_SHORT TASK:_
Extract exactly the lines from the top of the records through the line containing "(Z-02) at (468,27)", and keep pictures out of the copy.

* Begin *

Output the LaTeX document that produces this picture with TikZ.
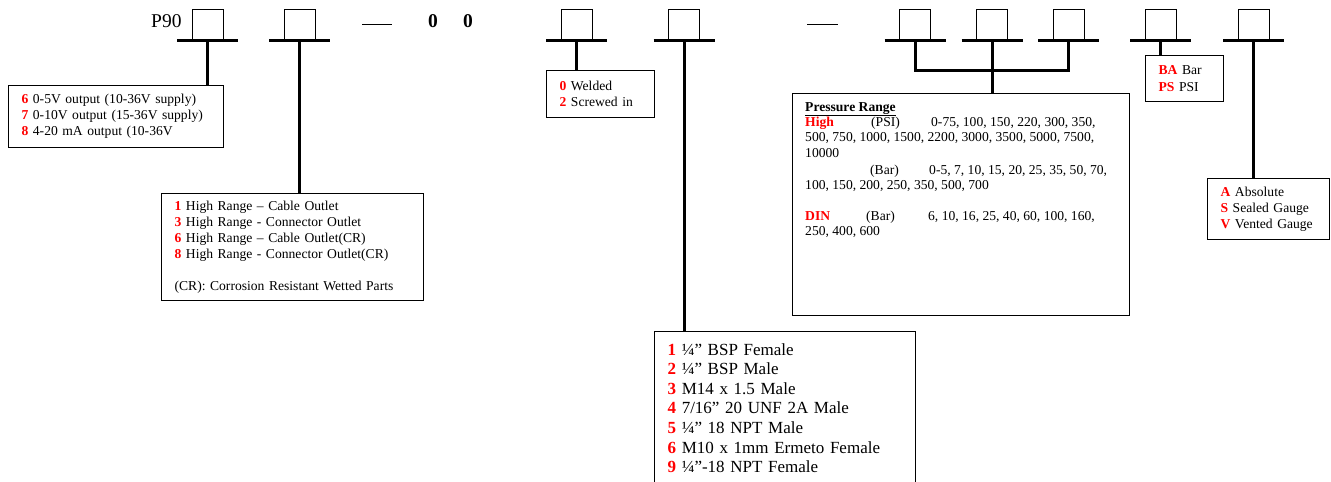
\documentclass[tikz,border=0pt]{standalone}
\usepackage{fontspec}
\setmainfont{Liberation Serif}
\usepackage{xcolor}

\newcommand{\code}[1]{\textcolor{red}{\textbf{#1}}}
\newcommand{\boxfont}{\fontsize{13.6}{16}\selectfont}

\tikzset{
	codebox/.style={draw, line width=0.8pt, minimum width=31pt, minimum height=31pt, inner sep=0pt},
	infobox/.style={draw, line width=1.2pt, anchor=north west, align=left, inner xsep=13pt, inner ysep=0pt, font=\boxfont},
	bar/.style={line width=3pt},
}

\begin{document}
\begin{tikzpicture}[x=1pt, y=-1pt]
	\useasboundingbox (0,0) rectangle (1331,482);
	\clip (0,0) rectangle (1331,482);

	\node[anchor=base west, inner sep=0pt, font=\fontsize{19.5}{22}\selectfont] (P90) at (151,27) {P90};
	\node[anchor=base, inner sep=0pt, font=\fontsize{19.5}{22}\selectfont] (Z-01) at (433,27) {\textbf{0}};
	\node[anchor=base, inner sep=0pt, font=\fontsize{19.5}{22}\selectfont] (Z-02) at (468,27) {\textbf{0}};

	\draw[line width=1pt] (362,24) -- (392,24);
	\draw[line width=1pt] (807,24) -- (838,24);

	\node[codebox] (C-01) at ( 207.5, 24.5) {};
	\node[codebox] (C-02) at ( 299.5, 24.5) {};
	\node[codebox] (C-03) at ( 576.5, 24.5) {};
	\node[codebox] (C-04) at ( 684.0, 24.5) {};
	\node[codebox] (C-05) at ( 915.0, 24.5) {};
	\node[codebox] (C-06) at ( 992.0, 24.5) {};
	\node[codebox] (C-07) at (1068.5, 24.5) {};
	\node[codebox] (C-08) at (1160.5, 24.5) {};
	\node[codebox] (C-09) at (1253.5, 24.5) {};

	\draw[bar] ([xshift=-30.5pt]C-01.south) -- ([xshift=30.5pt]C-01.south);
	\draw[bar] ([xshift=-30.5pt]C-02.south) -- ([xshift=30.5pt]C-02.south);
	\draw[bar] ([xshift=-30.5pt]C-03.south) -- ([xshift=30.5pt]C-03.south);
	\draw[bar] ([xshift=-30.5pt]C-04.south) -- ([xshift=30.5pt]C-04.south);
	\draw[bar] ([xshift=-30.5pt]C-05.south) -- ([xshift=30.5pt]C-05.south);
	\draw[bar] ([xshift=-30.5pt]C-06.south) -- ([xshift=30.5pt]C-06.south);
	\draw[bar] ([xshift=-30.5pt]C-07.south) -- ([xshift=30.5pt]C-07.south);
	\draw[bar] ([xshift=-30.5pt]C-08.south) -- ([xshift=30.5pt]C-08.south);
	\draw[bar] ([xshift=-30.5pt]C-09.south) -- ([xshift=30.5pt]C-09.south);

	\node[infobox, text width=189pt, minimum height=62pt] (T-01) at (8,85) {\code{6} 0-5V output (10-36V supply)\\ \code{7} 0-10V output (15-36V supply)\\ \code{8} 4-20 mA output (10-36V};

	\node[infobox, text width=236pt, minimum height=107pt] (T-02) at (161,193) {\code{1} High Range – Cable Outlet\\ \code{3} High Range - Connector Outlet\\ \code{6} High Range – Cable Outlet(CR)\\ \code{8} High Range - Connector Outlet(CR)\\[16pt] (CR): Corrosion Resistant Wetted Parts};

	\node[infobox, text width=82pt, minimum height=47pt] (T-03) at (546,70) {\code{0} Welded\\ \code{2} Screwed in};

	\node[infobox, text width=311pt, minimum height=222pt] (T-04) at (792,93) {};
	\node[anchor=north west, align=left, inner sep=0pt, font=\fontsize{13.6}{15.3}\selectfont] (T-04t) at ([shift={(13pt,-9pt)}]T-04.north west) {\textbf{\underline{Pressure Range}}\\
		\makebox[66pt][l]{\code{High}}\makebox[60pt][l]{(PSI)}0-75, 100, 150, 220, 300, 350,\\
		500, 750, 1000, 1500, 2200, 3000, 3500, 5000, 7500,\\
		10000\\[2pt]
		\hspace*{65pt}\makebox[59pt][l]{(Bar)}0-5, 7, 10, 15, 20, 25, 35, 50, 70,\\
		100, 150, 200, 250, 350, 500, 700\\[15.3pt]
		\makebox[61pt][l]{\code{DIN}}\makebox[62pt][l]{(Bar)}6, 10, 16, 25, 40, 60, 100, 160,\\
		250, 400, 600};

	\node[infobox, text width=52pt, minimum height=46pt, font=\fontsize{13.6}{17}\selectfont] (T-05) at (1145,55) {\code{BA} Bar\\ \code{PS} PSI};

	\node[infobox, text width=96pt, minimum height=61pt] (T-06) at (1207,178) {\code{A} Absolute\\ \code{S} Sealed Gauge\\ \code{V} Vented Gauge};

	\node[infobox, text width=235pt, minimum height=153pt, font=\fontsize{17}{19.6}\selectfont] (T-07) at (654,331) {\code{1} ¼” BSP Female\\ \code{2} ¼” BSP Male\\ \code{3} M14 x 1.5 Male\\ \code{4} 7/16” 20 UNF 2A Male\\ \code{5} ¼” 18 NPT Male\\ \code{6} M10 x 1mm Ermeto Female\\ \code{9} ¼”-18 NPT Female};

	\coordinate (J) at (992,70);

	\draw[bar] (C-01.south) -- (C-01.south |- T-01.north);
	\draw[bar] (C-02.south) -- (C-02.south |- T-02.north);
	\draw[bar] (C-03.south) -- (C-03.south |- T-03.north);
	\draw[bar] (C-04.south) -- (C-04.south |- T-07.north);
	\draw[bar] (C-05.south) -- (C-05.south |- J) -- (C-07.south |- J) -- (C-07.south);
	\draw[bar] (C-06.south) -- (C-06.south |- T-04.north);
	\draw[bar] (C-08.south) -- (C-08.south |- T-05.north);
	\draw[bar] (C-09.south) -- (C-09.south |- T-06.north);

\end{tikzpicture}
\end{document}
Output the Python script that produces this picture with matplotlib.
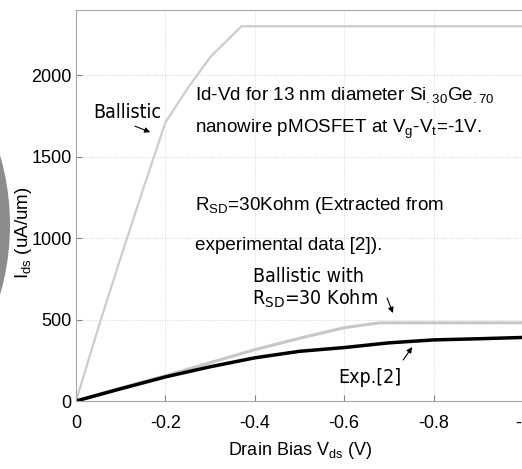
import matplotlib
matplotlib.use('Agg')
import matplotlib.pyplot as plt
from matplotlib.patches import Wedge
from matplotlib.transforms import IdentityTransform

plt.rcParams['axes.unicode_minus'] = False
plt.rcParams['mathtext.fontset'] = 'custom'
plt.rcParams['mathtext.rm'] = 'Liberation Sans'
plt.rcParams['mathtext.it'] = 'Liberation Sans'
plt.rcParams['mathtext.default'] = 'regular'

SANS = ['Liberation Sans', 'DejaVu Sans']

# Drain bias (V) and drain current (uA/um)
vd_ballistic = [0, -0.05, -0.1, -0.15, -0.2, -0.25, -0.3, -0.37, -1.0]
id_ballistic = [0, 450, 880, 1300, 1710, 1920, 2110, 2300, 2300]

vd_rsd = [0, -0.1, -0.2, -0.3, -0.4, -0.5, -0.6, -0.68, -1.0]
id_rsd = [0, 80, 155, 235, 315, 385, 450, 480, 480]

vd_exp = [0, -0.1, -0.2, -0.3, -0.4, -0.5, -0.6, -0.7, -0.8, -0.9, -1.0]
id_exp = [0, 75, 148, 210, 265, 305, 328, 357, 375, 382, 390]

xticks = [0, -0.2, -0.4, -0.6, -0.8, -1.0]
xticklabels = ['0', '-0.2', '-0.4', '-0.6', '-0.8', '-1']
yticks = [0, 500, 1000, 1500, 2000]

fig = plt.figure(figsize=(5.22, 4.69), dpi=100)
ax = fig.add_axes([76 / 522, 68 / 469, 447 / 522, 391 / 469])

# grey ring fragment at the left edge of the picture
fig.patches.append(Wedge((-240, 244), 250, -25, 25, width=10,
                         facecolor='0.55', edgecolor='none',
                         transform=IdentityTransform(), figure=fig))

ax.plot(vd_ballistic, id_ballistic, color='0.8', lw=1.6)
ax.plot(vd_rsd, id_rsd, color='0.78', lw=2.2)
ax.plot(vd_exp, id_exp, color='k', lw=2.5)

ax.set_xlim(0, -1)
ax.set_ylim(0, 2400)
ax.set_xticks(xticks)
ax.set_xticklabels(xticklabels)
ax.set_yticks(yticks)
ax.grid(True, ls=':', color='0.8', lw=0.6)
for s in ax.spines.values():
    s.set_color('0.65')
ax.tick_params(direction='in', length=4, color='0.5', labelsize=13)
ax.tick_params(axis='x', pad=10)
ax.tick_params(axis='y', pad=3)
for lab in ax.get_xticklabels() + ax.get_yticklabels():
    lab.set_family(SANS)

ax.set_xlabel(r'Drain Bias V$_{\mathrm{ds}}$ (V)', family=SANS, fontsize=13)
ax.set_ylabel(r'I$_{\mathrm{ds}}$ (uA/um)', family=SANS, fontsize=13.5)
ax.xaxis.set_label_coords(0.5, -0.1)
ax.yaxis.set_label_coords(-0.094, 0.43)

main_kw = dict(family=SANS, fontsize=13.6, va='baseline', ha='left')
ax.text(-0.266, 1847, r'Id-Vd for 13 nm diameter Si$_{.30}$Ge$_{.70}$', **main_kw)
ax.text(-0.266, 1644, r'nanowire pMOSFET at V$_{\mathrm{g}}$-V$_{\mathrm{t}}$=-1V.', **main_kw)
ax.text(-0.266, 1172, r'R$_{\mathrm{SD}}$=30Kohm (Extracted from', **main_kw)
ax.text(-0.266, 926, 'experimental data [2]).', **main_kw)

lab_kw = dict(family='DejaVu Sans', stretch='condensed', fontsize=14,
              va='baseline', ha='left', math_fontfamily='dejavusans')
ax.text(-0.038, 1736, 'Ballistic', **lab_kw)
ax.text(-0.396, 730, 'Ballistic with', **lab_kw)
ax.text(-0.394, 589, r'R$_{\mathrm{SD}}$=30 Kohm', **lab_kw)
ax.text(-0.586, 110, 'Exp.[2]', **lab_kw)

arrow = dict(arrowstyle='-|>', color='k', lw=0.8, mutation_scale=8,
             shrinkA=0, shrinkB=0)
ax.annotate('', xy=(-0.166, 1650), xytext=(-0.132, 1687), arrowprops=arrow)
ax.annotate('', xy=(-0.709, 540), xytext=(-0.696, 632), arrowprops=arrow)
ax.annotate('', xy=(-0.752, 331), xytext=(-0.732, 252), arrowprops=arrow)

fig.savefig('out.png', dpi=100)
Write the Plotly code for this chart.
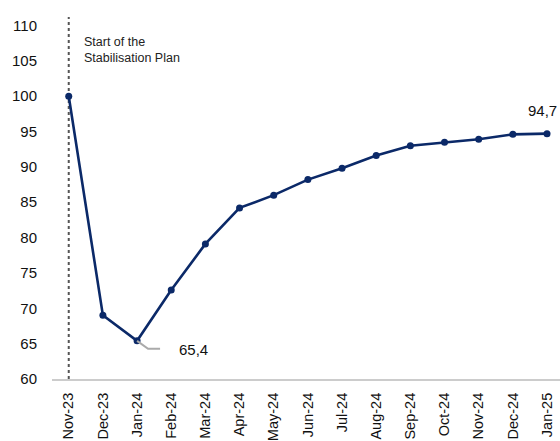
import plotly.graph_objects as go

# Monthly index values (Nov-23 = 100)
months = ["Nov-23", "Dec-23", "Jan-24", "Feb-24", "Mar-24", "Apr-24", "May-24",
          "Jun-24", "Jul-24", "Aug-24", "Sep-24", "Oct-24", "Nov-24", "Dec-24", "Jan-25"]
index_values = [100.0, 69.0, 65.4, 72.6, 79.1, 84.2, 86.0, 88.2, 89.8, 91.6,
                93.0, 93.5, 93.9, 94.6, 94.7]
y_ticks = [60, 65, 70, 75, 80, 85, 90, 95, 100, 105, 110]

navy = "#0b2968"
font_family = "Liberation Sans, Arial, sans-serif"

x_pos = list(range(len(months)))

fig = go.Figure()
fig.add_trace(go.Scatter(
    x=x_pos, y=index_values, mode="lines+markers",
    line=dict(color=navy, width=2.6),
    marker=dict(color=navy, size=7),
    hoverinfo="skip", showlegend=False,
))

# Dotted marker for the start of the plan
fig.add_shape(type="line", xref="x", yref="paper",
              x0=x_pos[0], x1=x_pos[0], y0=0, y1=1,
              line=dict(color="#555555", width=2, dash="dot"), layer="below")

fig.add_annotation(x=x_pos[0], y=110, xref="x", yref="y",
                   text="Start of the<br>Stabilisation Plan", showarrow=False,
                   xanchor="left", yanchor="top", align="left", xshift=13, yshift=-8,
                   font=dict(family=font_family, size=12.5, color="#222222"))

# Minimum label with elbow leader
i_min = index_values.index(min(index_values))
fig.add_shape(type="path", xref="x", yref="y", xsizemode="pixel", ysizemode="pixel",
              xanchor=x_pos[i_min], yanchor=index_values[i_min],
              path="M 0 0 L 11 -8 L 23 -8",
              line=dict(color="#aaaaaa", width=2))
fig.add_annotation(x=x_pos[i_min], y=index_values[i_min], xref="x", yref="y",
                   text=f"{index_values[i_min]:.1f}".replace(".", ","),
                   showarrow=False, xanchor="left", yanchor="middle",
                   xshift=40, yshift=-9,
                   font=dict(family=font_family, size=15, color="#111111"))

# Last value label
fig.add_annotation(x=x_pos[-1], y=index_values[-1], xref="x", yref="y",
                   text=f"{index_values[-1]:.1f}".replace(".", ","),
                   showarrow=False, xanchor="right", yanchor="middle",
                   xshift=12, yshift=23,
                   font=dict(family=font_family, size=15, color="#111111"))

fig.update_layout(
    width=560, height=441,
    margin=dict(l=52, r=0, t=17, b=60),
    plot_bgcolor="white", paper_bgcolor="white",
    font=dict(family=font_family, color="#111111"),
    xaxis=dict(
        tickmode="array", tickvals=x_pos, ticktext=months,
        tickangle=-90, range=[-0.49, 14.38],
        showgrid=False, zeroline=False,
        showline=True, linecolor="#cccccc", linewidth=2,
        ticks="", ticklabelstandoff=6,
        tickfont=dict(family=font_family, size=14.5, color="#111111"),
    ),
    yaxis=dict(
        tickmode="array", tickvals=y_ticks, range=[60, 111.2],
        showgrid=False, zeroline=False, showline=False,
        ticks="", ticklabelstandoff=14,
        tickfont=dict(family=font_family, size=15, color="#111111"),
    ),
)

fig.write_html("out.html")
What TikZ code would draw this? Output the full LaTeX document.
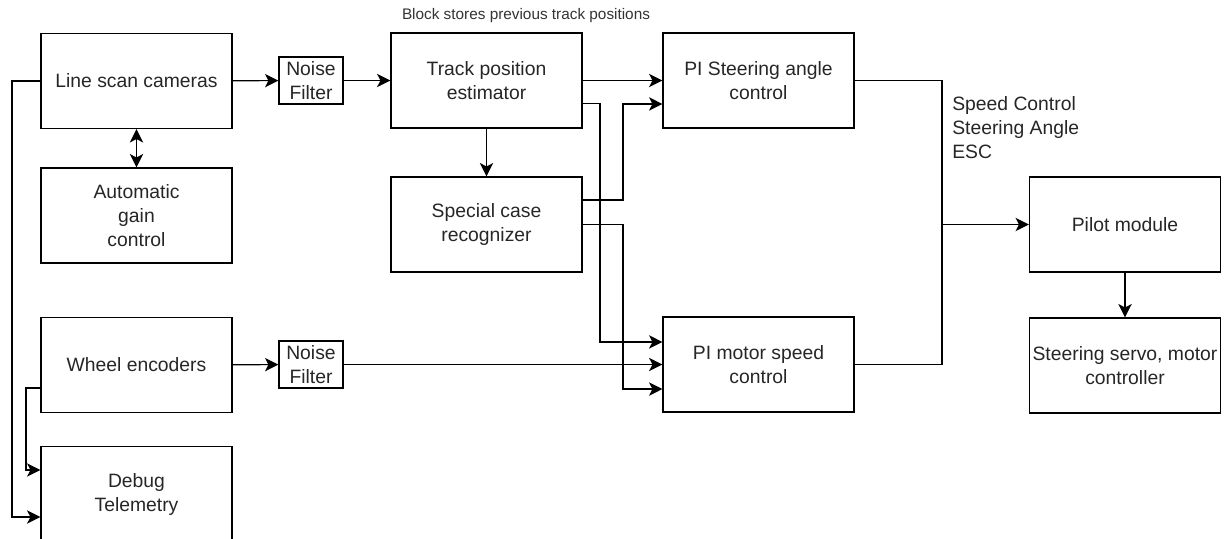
\documentclass[tikz,border=0pt]{standalone}
\usepackage{fontspec}
\setmainfont{Liberation Sans}
\usetikzlibrary{arrows.meta}

\begin{document}
\begin{tikzpicture}[x=0.75pt, y=-0.75pt]
 \tikzstyle{module}=[draw, line width=0.9pt, minimum width=143.25pt, minimum height=71.25pt, align=center, text=black!85, font=\fontsize{14.5pt}{18pt}\selectfont, inner sep=1pt]
 \tikzstyle{filtre}=[module, minimum width=48pt, minimum height=35.25pt]
 \tikzstyle{trait}=[line width=0.9pt]
 \tikzstyle{fleche}=[-{Stealth[length=10pt, width=10pt, inset=2.5pt]}, line width=0.9pt]
 \tikzstyle{double}=[{Stealth[length=10pt, width=10pt, inset=2.5pt]}-{Stealth[length=10pt, width=10pt, inset=2.5pt]}, line width=0.9pt]
 %
 \useasboundingbox (0,0) rectangle (1228,539);
 \clip (0,0) rectangle (1228,539);
 %
 \node[module] (LSC) at (136.5, 81) {Line scan cameras};
 \node[module] (AGC) at (136.5, 215.5) {Automatic\\gain\\control};
 \node[module] (WE) at (136.5, 365) {Wheel encoders};
 \node[module] (DT) at (136.5, 494) {Debug\\Telemetry};
 %
 \node[filtre] (NF1) at (311, 80.5) {Noise\\Filter};
 \node[filtre] (NF2) at (311, 364.5) {Noise\\Filter};
 %
 \node[module] (TPE) at (486.5, 80.5) {Track position\\estimator};
 \node[module] (SCR) at (486.5, 224.5) {Special case\\recognizer};
 \node[text=black!80, font=\fontsize{11.5pt}{14pt}\selectfont] (note) at (526, 16) {Block stores previous track positions};
 %
 \node[module] (PSA) at (758.5, 80.5) {PI Steering angle\\control};
 \node[module] (PMS) at (758.5, 364.5) {PI motor speed\\control};
 \node[anchor=west, align=left, inner sep=0pt, text=black!85, font=\fontsize{14.5pt}{18pt}\selectfont] (sig) at (952, 128) {Speed Control\\Steering Angle\\ESC};
 %
 \node[module] (PIL) at (1125, 224.5) {Pilot module};
 \node[module] (SRV) at (1125, 365.5) {Steering servo, motor\\controller};
 %% bends
 \coordinate (gA) at (12, 300);
 \coordinate (gB) at (26, 430);
 \coordinate (cA) at (600, 200);
 \coordinate (cB) at (623, 150);
 \coordinate (cC) at (623, 300);
 \coordinate (bus) at (942, 224.5);
 %% left
 \draw[double] (LSC.south) -- (AGC.north);
 \draw[fleche] (LSC.west) -| (gA) |- ([yshift=-17.25pt]DT.west);
 \draw[fleche] ([yshift=-17.25pt]WE.west) -| (gB) |- ([yshift=18pt]DT.west);
 \draw[fleche] (LSC) -- (NF1);
 \draw[fleche] (NF1) -- (TPE);
 \draw[fleche] (WE) -- (NF2);
 \draw[fleche] (NF2) -- (PMS);
 %% middle
 \draw[fleche] (TPE) -- (SCR);
 \draw[fleche] (TPE) -- (PSA);
 \draw[fleche] ([yshift=-17.5pt]TPE.east) -| (cA) |- ([yshift=16.9pt]PMS.west);
 \draw[fleche] ([yshift=18.4pt]SCR.east) -| (cB) |- ([yshift=-17.6pt]PSA.west);
 \draw[fleche] (SCR.east) -| (cC) |- ([yshift=-18.4pt]PMS.west);
 %% right
 \draw[trait] (PSA.east) -| (bus) |- (PMS.east);
 \draw[fleche] (bus) -- (PIL);
 \draw[fleche] (PIL) -- (SRV);
\end{tikzpicture}
\end{document}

* End *

_FULL RESPONSE:_
Output the LaTeX document that produces this picture with TikZ.
\documentclass[tikz,border=0pt]{standalone}
\usepackage{fontspec}
\setmainfont{Liberation Serif}
\usepackage{xcolor}

\newcommand{\code}[1]{\textcolor{red}{\textbf{#1}}}
\newcommand{\boxfont}{\fontsize{13.6}{16}\selectfont}

\tikzset{
	codebox/.style={draw, line width=0.8pt, minimum width=31pt, minimum height=31pt, inner sep=0pt},
	infobox/.style={draw, line width=1.2pt, anchor=north west, align=left, inner xsep=13pt, inner ysep=0pt, font=\boxfont},
	bar/.style={line width=3pt},
}

\begin{document}
\begin{tikzpicture}[x=1pt, y=-1pt]
	\useasboundingbox (0,0) rectangle (1331,482);
	\clip (0,0) rectangle (1331,482);

	\node[anchor=base west, inner sep=0pt, font=\fontsize{19.5}{22}\selectfont] (P90) at (151,27) {P90};
	\node[anchor=base, inner sep=0pt, font=\fontsize{19.5}{22}\selectfont] (Z-01) at (433,27) {\textbf{0}};
	\node[anchor=base, inner sep=0pt, font=\fontsize{19.5}{22}\selectfont] (Z-02) at (468,27) {\textbf{0}};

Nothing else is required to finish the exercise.